Exploring the Origin of Volatiles in Terrestrial Worlds

Wednesday, 17 December 2014
Edwin Anthony Bergin1, Geoffrey Blake2, Fred Ciesla3 and L. Ilsedore Cleeves1, (1)University of Michigan Ann Arbor, Ann Arbor, MI, United States, (2)California Institute of Technology, Pasadena, CA, United States, (3)University of Chicago, Chicago, IL, United States
Given the central role of carbon and nitrogen in the chemistry of life,
it is a fundamental question as to how these volatile elements are
supplied to the Earth, in what form and when. In this talk I will
outline our knowledge about carbon and nitrogen in the Earth and discuss
the potential reservoirs available to supply needed C and N to a
young-forming planet. Based on elemental ratios in these key
reservoirs it is clear that both C and N show a marked deficiency in
solar system rocks with organics as the main carriers in primitive
meteorites. An important conundrum lies in the fact that nearly half of
the carbon in the interstellar medium is found in some refractory solid
state which is inconsistent with the composition of rocks in the inner
solar system. In this talk I will approach origin of terrestrial C and
N from a variety of avenues. First I will outline a potential solution
to the carbon deficiency via oxidation on the heated disk surface.

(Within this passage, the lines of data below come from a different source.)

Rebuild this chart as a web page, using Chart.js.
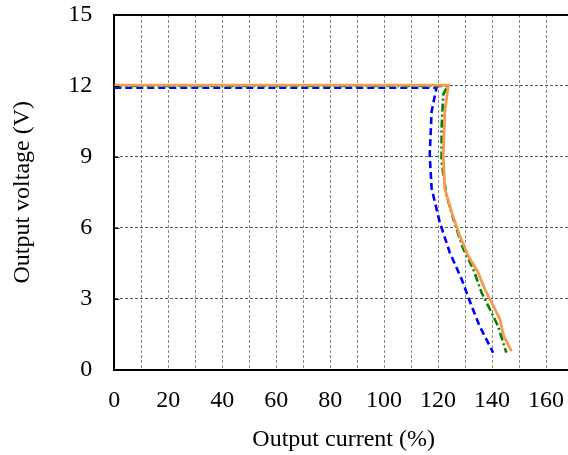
<!DOCTYPE html>
<html>
<head>
<meta charset="utf-8">
<script src="https://cdn.jsdelivr.net/npm/chart.js@4/dist/chart.umd.min.js"></script>
<style>
  html, body { margin: 0; padding: 0; background: #fff; overflow: hidden; width: 568px; height: 455px; }
  canvas { display: block; }
</style>
</head>
<body>
<canvas id="c" width="600" height="455"></canvas>
<script>
// Series A (blue dashed)
const currentBlue = [0, 119.4, 117.6, 116.9, 117.6, 120.6, 124.3, 128.7, 132.4, 135.4, 140.4];
const voltageBlue = [11.92, 11.92, 10.92, 9.08, 7.66, 6.24, 4.96, 3.83, 2.69, 1.84, 0.71];
// Series B (green dash-dot)
const currentGreen = [0, 123.5, 121.9, 121.3, 121.3, 123.1, 125.6, 129.3, 133.0, 136.1, 139.2, 142.2, 145.3];
const voltageGreen = [12.0, 12.0, 11.63, 10.21, 8.79, 7.38, 6.38, 5.11, 4.26, 3.26, 2.55, 1.84, 0.71];
// Series C (orange solid)
const currentOrange = [0, 123.8, 122.5, 121.9, 122.5, 125.0, 128.0, 131.1, 134.8, 137.3, 139.8, 142.9, 144.3, 147.2];
const voltageOrange = [12.03, 12.03, 10.92, 9.08, 7.66, 6.67, 5.67, 4.82, 4.11, 3.40, 2.84, 2.13, 1.42, 0.78];

const xTickLabels = [0, 20, 40, 60, 80, 100, 120, 140, 160];
const yTickLabels = [0, 3, 6, 9, 12, 15];

const toPts = (xs, ys) => xs.map((x, i) => ({ x: x, y: ys[i] }));
const FONT = 'Liberation Serif, Times New Roman, serif';

const innerTicks = {
  id: 'innerTicks',
  afterDraw(chart) {
    const ctx = chart.ctx, y = chart.scales.y, left = chart.chartArea.left;
    ctx.save();
    ctx.strokeStyle = '#000';
    ctx.lineWidth = 1;
    y.ticks.forEach(t => {
      if (t.value === 0 || t.value === 15) return;
      const py = Math.round(y.getPixelForValue(t.value)) + 0.5;
      ctx.beginPath();
      ctx.moveTo(left, py);
      ctx.lineTo(left + 5, py);
      ctx.stroke();
    });
    ctx.restore();
  }
};

new Chart(document.getElementById('c'), {
  type: 'scatter',
  data: {
    datasets: [
      { label: 'C', data: toPts(currentOrange, voltageOrange), showLine: true, borderColor: '#f59a50', borderWidth: 2.8, pointRadius: 0, tension: 0 },
      { label: 'B', data: toPts(currentGreen, voltageGreen), showLine: true, borderColor: '#008000', borderWidth: 2.6, borderDash: [8, 3, 2, 3], pointRadius: 0, tension: 0 },
      { label: 'A', data: toPts(currentBlue, voltageBlue), showLine: true, borderColor: '#0000ff', borderWidth: 2.6, borderDash: [7, 4], pointRadius: 0, tension: 0 }
    ]
  },
  options: {
    responsive: false,
    animation: false,
    layout: { padding: { top: 15, right: 27, left: 0, bottom: 0 } },
    plugins: { legend: { display: false }, tooltip: { enabled: false } },
    scales: {
      x: {
        type: 'linear', min: 0, max: 170,
        afterFit: (s) => { s.height = 85.5; s.paddingLeft = 0; s.paddingRight = 0; },
        ticks: {
          stepSize: 10, autoSkip: false, maxRotation: 0, padding: 17,
          color: '#000', font: { family: FONT, size: 24 },
          callback: (v) => xTickLabels.includes(v) ? String(v) : ''
        },
        grid: { color: '#8a8a8a', lineWidth: 1, drawTicks: false },
        border: { color: '#000', width: 2, dash: [3, 2] },
        title: { display: true, text: 'Output current (%)', color: '#000', font: { family: FONT, size: 24 }, padding: { top: 0, bottom: 1 } }
      },
      xTop: {
        type: 'linear', position: 'top', min: 0, max: 170,
        afterFit: (s) => { s.height = 0; s.paddingLeft = 0; s.paddingRight = 0; },
        ticks: { display: false },
        grid: { display: false, drawTicks: false },
        border: { color: '#000', width: 2 }
      },
      y: {
        type: 'linear', min: 0, max: 15,
        afterFit: (s) => { s.width = 114.3; s.paddingTop = 0; s.paddingBottom = 0; },
        ticks: {
          stepSize: 3, padding: 22, color: '#000', font: { family: FONT, size: 24 },
          callback: (v) => yTickLabels.includes(v) ? String(v) : ''
        },
        grid: { color: '#5a5a5a', lineWidth: 1, drawTicks: false },
        border: { color: '#000', width: 2, dash: [3, 2] },
        title: { display: true, text: 'Output voltage (V)', color: '#000', font: { family: FONT, size: 24 }, padding: { top: 8, bottom: 0 } }
      }
    }
  },
  plugins: [innerTicks]
});
</script>
</body>
</html>
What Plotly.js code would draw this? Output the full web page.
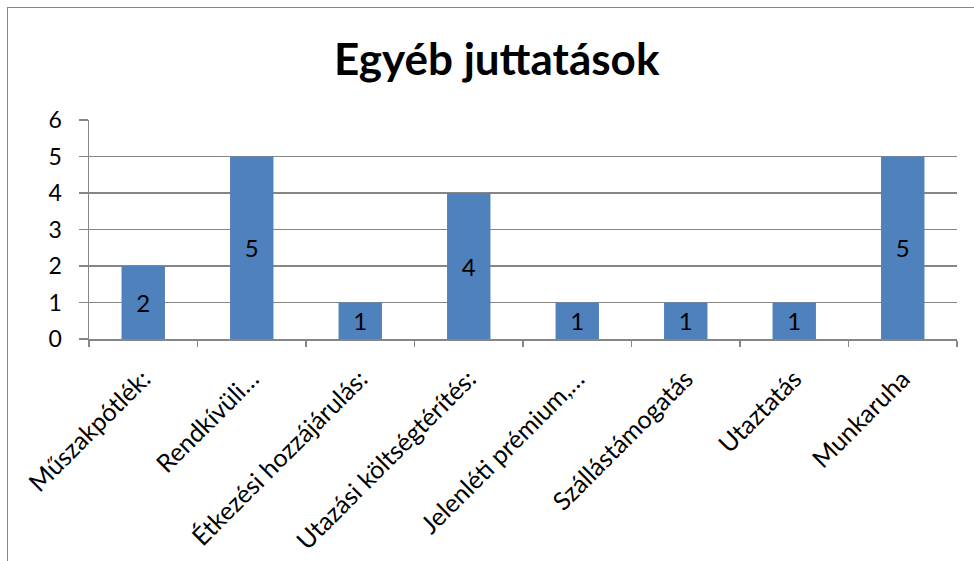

Second, we will explore the extent to which interstellar chemistry could
be responsible for implanting the initial organic ices seen today in
more complex forms embedded within primitive meteorites. If time allows
we will also discuss whether Solar Nebula water was inherited from the
interstellar medium or significantly altered via the active chemistry
associated with the gas-rich stages of planetary birth.